What is required — Among the entries that follow, locate the line with "Write a component" and the line with "const noChronicHigh = [5.28, 5.1, 5.07, 4.98, 4.72];". Output those lines and all lines in between, exactly, minus the pictures.

Records from a dataset
----------
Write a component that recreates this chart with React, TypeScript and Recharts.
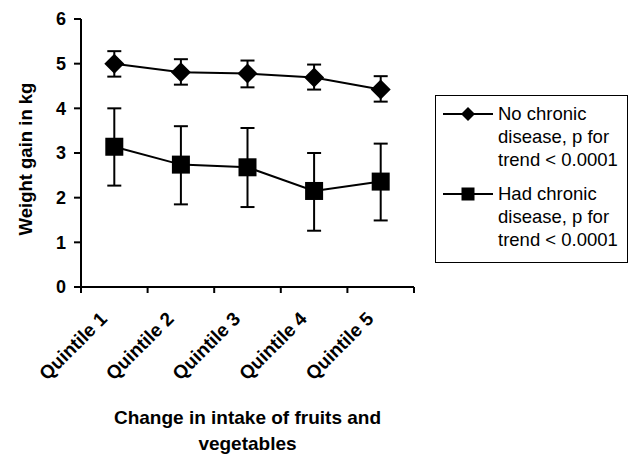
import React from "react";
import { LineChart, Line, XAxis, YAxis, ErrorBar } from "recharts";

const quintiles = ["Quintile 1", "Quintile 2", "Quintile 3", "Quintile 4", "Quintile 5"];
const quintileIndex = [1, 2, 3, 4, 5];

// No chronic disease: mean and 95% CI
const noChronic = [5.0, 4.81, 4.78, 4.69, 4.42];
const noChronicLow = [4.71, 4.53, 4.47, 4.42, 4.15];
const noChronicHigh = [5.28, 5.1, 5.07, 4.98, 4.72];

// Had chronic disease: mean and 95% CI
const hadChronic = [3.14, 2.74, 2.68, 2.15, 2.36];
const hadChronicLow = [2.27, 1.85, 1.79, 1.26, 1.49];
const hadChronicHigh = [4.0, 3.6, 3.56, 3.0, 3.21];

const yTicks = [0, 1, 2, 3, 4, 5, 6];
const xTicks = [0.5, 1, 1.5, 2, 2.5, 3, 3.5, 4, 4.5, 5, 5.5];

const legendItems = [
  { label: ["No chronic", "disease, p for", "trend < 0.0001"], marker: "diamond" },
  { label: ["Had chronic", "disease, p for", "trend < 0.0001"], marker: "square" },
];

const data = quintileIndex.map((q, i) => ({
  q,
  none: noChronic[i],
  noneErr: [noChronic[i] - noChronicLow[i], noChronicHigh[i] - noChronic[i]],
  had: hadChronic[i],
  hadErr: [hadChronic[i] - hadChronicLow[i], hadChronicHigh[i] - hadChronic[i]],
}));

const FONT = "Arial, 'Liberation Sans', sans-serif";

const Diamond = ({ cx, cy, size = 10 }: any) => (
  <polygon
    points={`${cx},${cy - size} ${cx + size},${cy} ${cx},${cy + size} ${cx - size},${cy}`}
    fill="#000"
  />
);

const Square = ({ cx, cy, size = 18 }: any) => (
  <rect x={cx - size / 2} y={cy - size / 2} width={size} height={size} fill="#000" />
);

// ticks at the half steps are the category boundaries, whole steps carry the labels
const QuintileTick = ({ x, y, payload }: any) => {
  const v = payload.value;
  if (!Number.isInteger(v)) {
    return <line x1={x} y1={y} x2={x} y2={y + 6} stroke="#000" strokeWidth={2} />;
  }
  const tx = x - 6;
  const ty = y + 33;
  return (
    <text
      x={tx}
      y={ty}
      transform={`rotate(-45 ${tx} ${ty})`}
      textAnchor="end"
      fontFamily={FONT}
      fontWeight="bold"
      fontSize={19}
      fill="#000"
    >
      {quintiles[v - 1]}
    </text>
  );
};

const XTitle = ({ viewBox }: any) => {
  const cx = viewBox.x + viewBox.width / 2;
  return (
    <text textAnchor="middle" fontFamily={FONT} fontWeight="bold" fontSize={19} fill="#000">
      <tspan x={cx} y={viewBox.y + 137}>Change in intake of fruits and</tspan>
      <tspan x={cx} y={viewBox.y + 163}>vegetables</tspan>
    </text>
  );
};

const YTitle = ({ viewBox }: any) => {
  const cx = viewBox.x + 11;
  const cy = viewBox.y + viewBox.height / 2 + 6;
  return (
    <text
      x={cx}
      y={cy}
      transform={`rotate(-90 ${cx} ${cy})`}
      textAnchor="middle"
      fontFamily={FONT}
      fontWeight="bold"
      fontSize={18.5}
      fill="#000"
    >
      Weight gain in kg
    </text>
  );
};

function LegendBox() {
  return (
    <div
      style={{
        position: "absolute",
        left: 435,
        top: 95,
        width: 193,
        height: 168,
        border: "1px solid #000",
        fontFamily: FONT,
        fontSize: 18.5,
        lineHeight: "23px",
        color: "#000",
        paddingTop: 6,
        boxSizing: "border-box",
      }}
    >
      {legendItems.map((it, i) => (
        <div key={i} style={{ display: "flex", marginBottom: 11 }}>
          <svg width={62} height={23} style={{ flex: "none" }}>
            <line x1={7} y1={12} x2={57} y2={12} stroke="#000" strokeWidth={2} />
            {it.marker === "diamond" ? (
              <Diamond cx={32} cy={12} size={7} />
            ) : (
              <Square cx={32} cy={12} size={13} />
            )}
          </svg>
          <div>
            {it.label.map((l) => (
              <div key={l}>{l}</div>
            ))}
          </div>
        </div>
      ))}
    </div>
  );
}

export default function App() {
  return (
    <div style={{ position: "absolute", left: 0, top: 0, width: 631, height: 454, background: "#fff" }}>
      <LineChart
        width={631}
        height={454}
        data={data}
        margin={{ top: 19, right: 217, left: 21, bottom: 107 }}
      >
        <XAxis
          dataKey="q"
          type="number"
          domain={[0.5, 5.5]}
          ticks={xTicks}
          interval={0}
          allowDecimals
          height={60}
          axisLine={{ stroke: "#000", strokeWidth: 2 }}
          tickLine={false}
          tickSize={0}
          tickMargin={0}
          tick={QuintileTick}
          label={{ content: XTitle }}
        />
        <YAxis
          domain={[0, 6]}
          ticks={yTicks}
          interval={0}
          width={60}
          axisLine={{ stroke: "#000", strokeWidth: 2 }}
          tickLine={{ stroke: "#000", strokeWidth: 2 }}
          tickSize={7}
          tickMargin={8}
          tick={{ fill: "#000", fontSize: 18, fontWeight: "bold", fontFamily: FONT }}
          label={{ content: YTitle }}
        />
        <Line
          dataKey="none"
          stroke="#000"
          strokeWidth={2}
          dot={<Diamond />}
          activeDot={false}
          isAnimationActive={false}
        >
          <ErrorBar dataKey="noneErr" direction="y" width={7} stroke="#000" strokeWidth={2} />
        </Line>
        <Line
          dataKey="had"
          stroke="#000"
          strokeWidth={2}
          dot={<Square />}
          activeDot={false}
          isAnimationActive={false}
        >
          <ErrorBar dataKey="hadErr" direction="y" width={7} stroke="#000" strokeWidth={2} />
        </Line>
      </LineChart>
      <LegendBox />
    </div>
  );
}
----------
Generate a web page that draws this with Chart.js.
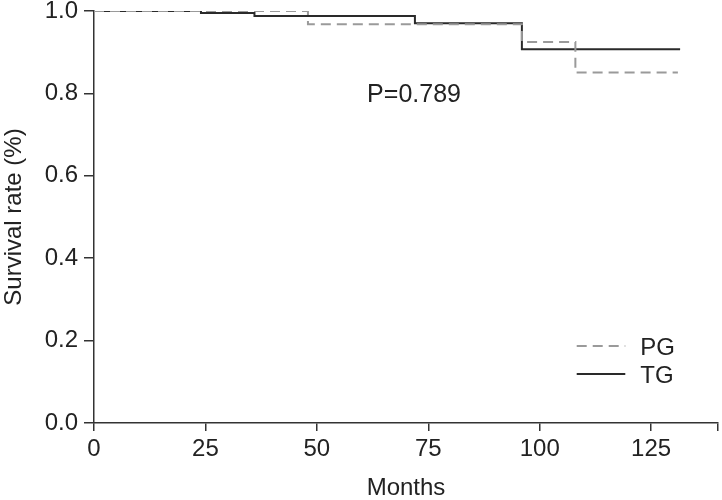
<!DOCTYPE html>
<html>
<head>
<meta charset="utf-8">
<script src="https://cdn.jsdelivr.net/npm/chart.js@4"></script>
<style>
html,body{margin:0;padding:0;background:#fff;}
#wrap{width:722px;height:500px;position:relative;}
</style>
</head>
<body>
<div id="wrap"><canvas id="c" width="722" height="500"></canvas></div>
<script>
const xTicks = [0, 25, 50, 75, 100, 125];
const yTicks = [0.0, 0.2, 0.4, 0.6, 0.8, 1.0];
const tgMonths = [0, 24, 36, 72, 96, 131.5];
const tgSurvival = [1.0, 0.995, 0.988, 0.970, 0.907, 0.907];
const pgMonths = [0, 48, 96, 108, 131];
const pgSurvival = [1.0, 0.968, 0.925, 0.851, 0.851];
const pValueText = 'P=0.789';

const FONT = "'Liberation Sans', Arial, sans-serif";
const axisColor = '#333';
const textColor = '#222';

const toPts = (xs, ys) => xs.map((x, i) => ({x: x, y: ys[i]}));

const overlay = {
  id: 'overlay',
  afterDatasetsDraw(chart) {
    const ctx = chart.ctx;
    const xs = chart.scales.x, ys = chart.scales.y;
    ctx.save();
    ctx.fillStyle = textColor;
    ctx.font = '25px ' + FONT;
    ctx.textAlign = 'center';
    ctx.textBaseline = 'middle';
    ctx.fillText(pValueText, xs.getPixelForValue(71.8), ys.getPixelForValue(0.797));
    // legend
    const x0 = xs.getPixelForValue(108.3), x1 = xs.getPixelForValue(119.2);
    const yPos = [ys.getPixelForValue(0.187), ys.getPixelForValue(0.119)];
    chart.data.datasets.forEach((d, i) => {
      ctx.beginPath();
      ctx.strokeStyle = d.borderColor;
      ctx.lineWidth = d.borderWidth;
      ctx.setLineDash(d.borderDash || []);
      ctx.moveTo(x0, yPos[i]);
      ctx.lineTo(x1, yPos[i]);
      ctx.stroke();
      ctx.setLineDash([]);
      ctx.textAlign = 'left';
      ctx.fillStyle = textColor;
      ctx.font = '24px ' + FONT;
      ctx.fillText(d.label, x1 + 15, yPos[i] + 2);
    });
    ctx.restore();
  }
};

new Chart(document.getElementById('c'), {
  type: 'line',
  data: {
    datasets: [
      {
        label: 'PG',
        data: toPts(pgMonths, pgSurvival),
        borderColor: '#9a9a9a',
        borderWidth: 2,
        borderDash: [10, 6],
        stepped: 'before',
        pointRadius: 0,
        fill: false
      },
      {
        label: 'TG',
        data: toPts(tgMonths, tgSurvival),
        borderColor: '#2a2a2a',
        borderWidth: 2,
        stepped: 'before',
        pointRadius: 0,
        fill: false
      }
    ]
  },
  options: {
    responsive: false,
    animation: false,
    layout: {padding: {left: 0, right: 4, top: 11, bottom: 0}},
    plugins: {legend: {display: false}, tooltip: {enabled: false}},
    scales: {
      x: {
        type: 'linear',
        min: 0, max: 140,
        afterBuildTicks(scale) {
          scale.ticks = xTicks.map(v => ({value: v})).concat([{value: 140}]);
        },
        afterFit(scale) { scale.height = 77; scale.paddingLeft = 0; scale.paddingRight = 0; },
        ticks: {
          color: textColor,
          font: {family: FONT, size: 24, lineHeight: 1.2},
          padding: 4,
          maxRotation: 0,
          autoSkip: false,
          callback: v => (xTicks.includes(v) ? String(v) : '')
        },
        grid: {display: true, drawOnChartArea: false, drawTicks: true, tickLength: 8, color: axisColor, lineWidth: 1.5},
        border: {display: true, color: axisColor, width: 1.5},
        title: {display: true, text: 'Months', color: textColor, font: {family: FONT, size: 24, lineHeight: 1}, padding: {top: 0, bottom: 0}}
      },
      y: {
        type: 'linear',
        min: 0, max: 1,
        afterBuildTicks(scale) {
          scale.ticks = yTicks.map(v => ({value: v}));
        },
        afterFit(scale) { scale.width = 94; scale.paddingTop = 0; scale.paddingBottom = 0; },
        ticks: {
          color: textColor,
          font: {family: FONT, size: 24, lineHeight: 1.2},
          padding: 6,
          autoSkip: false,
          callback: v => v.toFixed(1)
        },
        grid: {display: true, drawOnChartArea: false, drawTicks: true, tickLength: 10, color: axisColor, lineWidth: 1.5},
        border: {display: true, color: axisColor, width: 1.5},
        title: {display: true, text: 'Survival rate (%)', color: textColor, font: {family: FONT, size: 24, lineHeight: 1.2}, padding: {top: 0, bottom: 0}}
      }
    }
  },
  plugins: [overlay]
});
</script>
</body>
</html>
----------
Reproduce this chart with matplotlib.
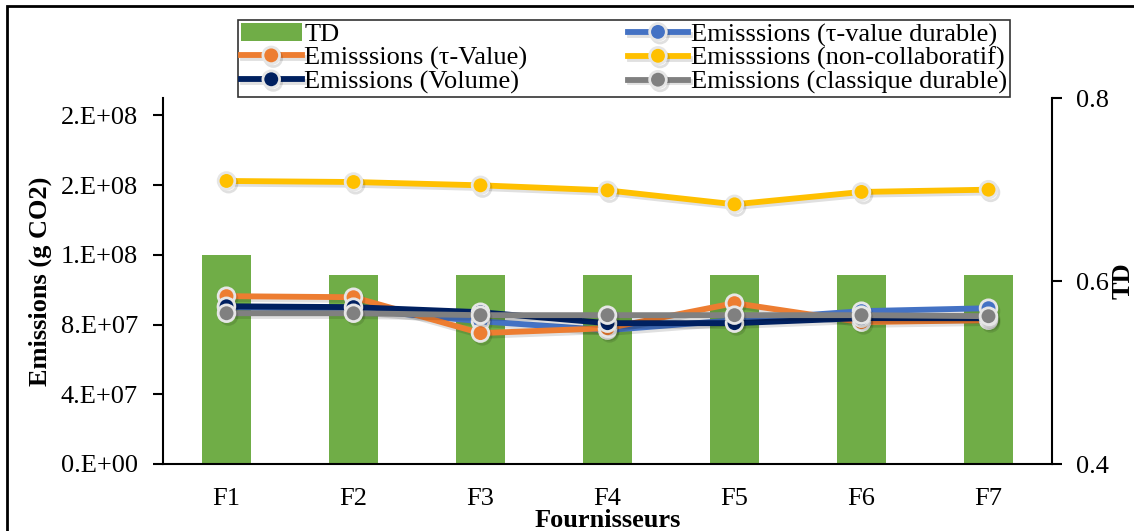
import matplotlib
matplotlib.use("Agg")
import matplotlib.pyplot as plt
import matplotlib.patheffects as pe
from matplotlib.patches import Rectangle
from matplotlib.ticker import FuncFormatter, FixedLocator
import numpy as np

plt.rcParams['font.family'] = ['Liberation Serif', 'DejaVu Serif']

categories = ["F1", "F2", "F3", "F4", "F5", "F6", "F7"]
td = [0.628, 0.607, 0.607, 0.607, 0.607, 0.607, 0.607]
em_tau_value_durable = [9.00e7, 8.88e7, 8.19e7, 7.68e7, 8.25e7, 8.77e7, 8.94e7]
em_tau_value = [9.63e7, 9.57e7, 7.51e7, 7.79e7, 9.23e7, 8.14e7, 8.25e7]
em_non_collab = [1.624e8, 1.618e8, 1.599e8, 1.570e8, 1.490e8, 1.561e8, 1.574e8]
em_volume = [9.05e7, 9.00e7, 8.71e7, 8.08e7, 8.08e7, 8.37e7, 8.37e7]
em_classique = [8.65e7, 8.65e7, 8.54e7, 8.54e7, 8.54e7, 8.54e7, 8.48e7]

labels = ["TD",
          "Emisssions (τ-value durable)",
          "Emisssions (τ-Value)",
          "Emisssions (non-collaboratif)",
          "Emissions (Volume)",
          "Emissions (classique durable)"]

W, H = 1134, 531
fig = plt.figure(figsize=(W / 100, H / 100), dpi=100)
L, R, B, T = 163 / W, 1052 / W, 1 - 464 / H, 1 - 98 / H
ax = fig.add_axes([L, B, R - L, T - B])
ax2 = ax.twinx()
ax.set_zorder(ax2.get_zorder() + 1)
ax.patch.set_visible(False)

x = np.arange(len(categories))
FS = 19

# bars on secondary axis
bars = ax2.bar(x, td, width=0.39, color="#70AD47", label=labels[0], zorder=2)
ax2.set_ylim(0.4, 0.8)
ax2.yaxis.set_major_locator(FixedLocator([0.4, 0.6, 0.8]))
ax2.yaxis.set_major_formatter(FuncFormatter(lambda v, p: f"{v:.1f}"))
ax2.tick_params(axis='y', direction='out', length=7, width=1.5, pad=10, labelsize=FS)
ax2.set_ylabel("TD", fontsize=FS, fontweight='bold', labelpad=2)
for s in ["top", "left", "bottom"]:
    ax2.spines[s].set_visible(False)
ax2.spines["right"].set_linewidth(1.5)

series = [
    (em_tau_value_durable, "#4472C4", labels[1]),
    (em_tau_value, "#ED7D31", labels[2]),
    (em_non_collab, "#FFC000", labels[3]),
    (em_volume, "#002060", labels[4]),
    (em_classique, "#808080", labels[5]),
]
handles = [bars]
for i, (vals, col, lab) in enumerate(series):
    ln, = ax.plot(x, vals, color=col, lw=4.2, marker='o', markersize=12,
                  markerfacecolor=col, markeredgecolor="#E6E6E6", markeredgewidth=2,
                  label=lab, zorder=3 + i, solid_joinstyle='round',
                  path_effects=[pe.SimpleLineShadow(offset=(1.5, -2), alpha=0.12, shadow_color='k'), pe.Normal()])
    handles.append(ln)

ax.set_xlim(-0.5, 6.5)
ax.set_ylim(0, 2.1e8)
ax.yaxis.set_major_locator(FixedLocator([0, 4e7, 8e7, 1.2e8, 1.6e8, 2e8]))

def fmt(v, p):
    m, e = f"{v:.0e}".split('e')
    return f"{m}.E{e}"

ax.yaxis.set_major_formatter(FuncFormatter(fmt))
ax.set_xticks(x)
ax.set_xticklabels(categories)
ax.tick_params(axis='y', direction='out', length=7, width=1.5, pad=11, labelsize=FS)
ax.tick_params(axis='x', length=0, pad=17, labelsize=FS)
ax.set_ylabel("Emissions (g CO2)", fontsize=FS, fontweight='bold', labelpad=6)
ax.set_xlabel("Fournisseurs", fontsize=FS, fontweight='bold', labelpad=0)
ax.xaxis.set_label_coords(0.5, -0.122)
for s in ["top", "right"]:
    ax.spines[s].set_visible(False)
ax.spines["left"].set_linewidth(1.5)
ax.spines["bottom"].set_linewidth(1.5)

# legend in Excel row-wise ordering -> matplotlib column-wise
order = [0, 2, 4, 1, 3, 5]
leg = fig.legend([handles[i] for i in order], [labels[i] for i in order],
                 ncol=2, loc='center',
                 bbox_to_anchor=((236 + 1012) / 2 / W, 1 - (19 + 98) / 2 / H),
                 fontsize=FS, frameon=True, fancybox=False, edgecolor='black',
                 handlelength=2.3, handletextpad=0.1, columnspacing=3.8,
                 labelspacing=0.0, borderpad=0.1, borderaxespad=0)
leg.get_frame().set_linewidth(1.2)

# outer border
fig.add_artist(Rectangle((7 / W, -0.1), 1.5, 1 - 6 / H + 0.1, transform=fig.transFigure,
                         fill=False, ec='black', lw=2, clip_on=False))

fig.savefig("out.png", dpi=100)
----------
Solution for this problem —
Write a component that recreates this chart with React, TypeScript and Recharts.
import React from "react";
import { LineChart, Line, XAxis, YAxis, ErrorBar } from "recharts";

const quintiles = ["Quintile 1", "Quintile 2", "Quintile 3", "Quintile 4", "Quintile 5"];
const quintileIndex = [1, 2, 3, 4, 5];

// No chronic disease: mean and 95% CI
const noChronic = [5.0, 4.81, 4.78, 4.69, 4.42];
const noChronicLow = [4.71, 4.53, 4.47, 4.42, 4.15];
const noChronicHigh = [5.28, 5.1, 5.07, 4.98, 4.72];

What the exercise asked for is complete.